Dr. Joel Anderson (Philosophy) and dr. Jos Philips (Philosophy/Ethics Institute) published an edited collection entitled Disability and Universal Human Rights: Legal, Ethical, and Conceptual Implications of the Convention on the Rights of Persons with Disabilities. This interdisciplinary collection of essays takes up pressing philosophical, legal, and practical issues raised by the Convention on the Rights of Persons with Disabilities (CRPD) and the ongoing process of its implementation.
The CRPD, adopted by the UN in 2008, is an ambitious document with far-reaching and fundamental implications. It provides a landmark articulation of the universality of human rights. The CRPD affirms in strong terms that all human beings have a claim to full inclusion and equal participation in society – something denied to many because of disability.

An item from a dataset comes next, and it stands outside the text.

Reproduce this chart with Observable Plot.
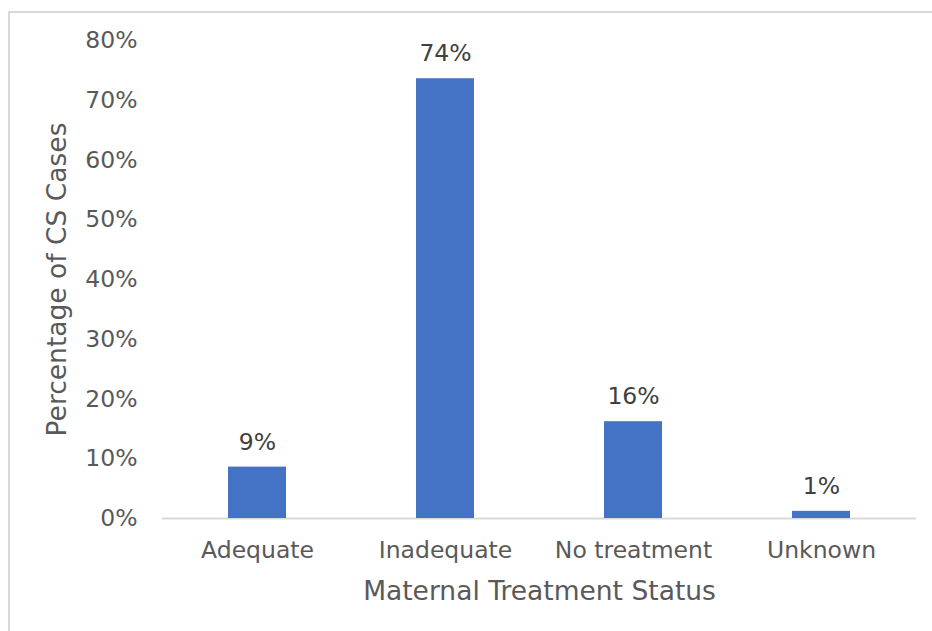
<!DOCTYPE html>
<html>
<head>
<meta charset="utf-8">
<script src="https://cdn.jsdelivr.net/npm/d3@7"></script>
<script src="https://cdn.jsdelivr.net/npm/@observablehq/plot@0.6"></script>
<style>
  html, body { margin: 0; padding: 0; background: #fff; overflow: hidden; }
  #wrap { position: relative; width: 932px; height: 631px; overflow: hidden; }
  #border { position: absolute; left: 8px; top: 11px; width: 2000px; height: 2000px;
            border-left: 2px solid #d9d9d9; border-top: 2px solid #d9d9d9; pointer-events: none; }
  #chart { position: absolute; left: 0; top: 0; }
  g[aria-label="x-axis label"] text, g[aria-label="y-axis label"] text { font-size: 26.5px; }
  g[aria-label="x-axis label"], g[aria-label="y-axis label"] { font-size: 26.5px; }
</style>
</head>
<body>
<div id="wrap"><div id="chart"></div><div id="border"></div></div>
<script>
const categories = ["Adequate", "Inadequate", "No treatment", "Unknown"];
const shares = [0.086, 0.736, 0.162, 0.012];
const yTicks = [0, 0.1, 0.2, 0.3, 0.4, 0.5, 0.6, 0.7, 0.8];

const data = categories.map((c, i) => ({status: c, share: shares[i]}));
const pct = d3.format(".0%");

const chart = Plot.plot({
  width: 932,
  height: 631,
  marginLeft: 162,
  marginRight: 16,
  marginTop: 40,
  marginBottom: 113,
  style: {fontFamily: "'DejaVu Sans', Verdana, sans-serif", background: "transparent"},
  x: {domain: categories, paddingInner: 0.69, paddingOuter: 0.345, align: 0.5},
  y: {domain: [0, 0.8]},
  marks: [
    Plot.axisY({ticks: yTicks, tickFormat: pct, tickSize: 0, tickPadding: 25,
      fontSize: 23.5, fill: "#595959", label: "Percentage of CS Cases",
      labelAnchor: "center", labelArrow: "none", labelOffset: 115}),
    Plot.axisX({tickSize: 0, tickPadding: 23, fontSize: 23.5, fill: "#595959",
      label: "Maternal Treatment Status", labelAnchor: "center", labelArrow: "none",
      labelOffset: 81}),
    Plot.ruleY([0], {stroke: "#d9d9d9", strokeWidth: 2}),
    Plot.barY(data, {x: "status", y: "share", fill: "#4472C4"}),
    Plot.text(data, {x: "status", y: "share", text: d => pct(d.share), dy: -25,
      fontSize: 23.5, fill: "#404040"})
  ]
});
document.getElementById("chart").appendChild(chart);
</script>
</body>
</html>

The collection of essays combines clear legal and philosophical overviews with ground-breaking conceptual analyses, and aims to advance the academic debate about human rights and disability. It will serve as a useful resource for policymakers, ethicists, disability activists, jurists, and all those interested in the human rights of persons with disabilities. The book grew out of a project with the Research Focus Area ‘Conflicts and Human Rights’ and was published under the auspices of the Netherlands Institute of Human Rights (Utrecht).
An electronic version of the book is available for free. Contributors are Jackie Leach Scully, Marcus Düwell, Jenny Goldschmidt, Sigrid Graumann, Caroline Harnacke, Jan Vorstenbosch, Esther van Weele, Joel Anderson, and Jos Philips.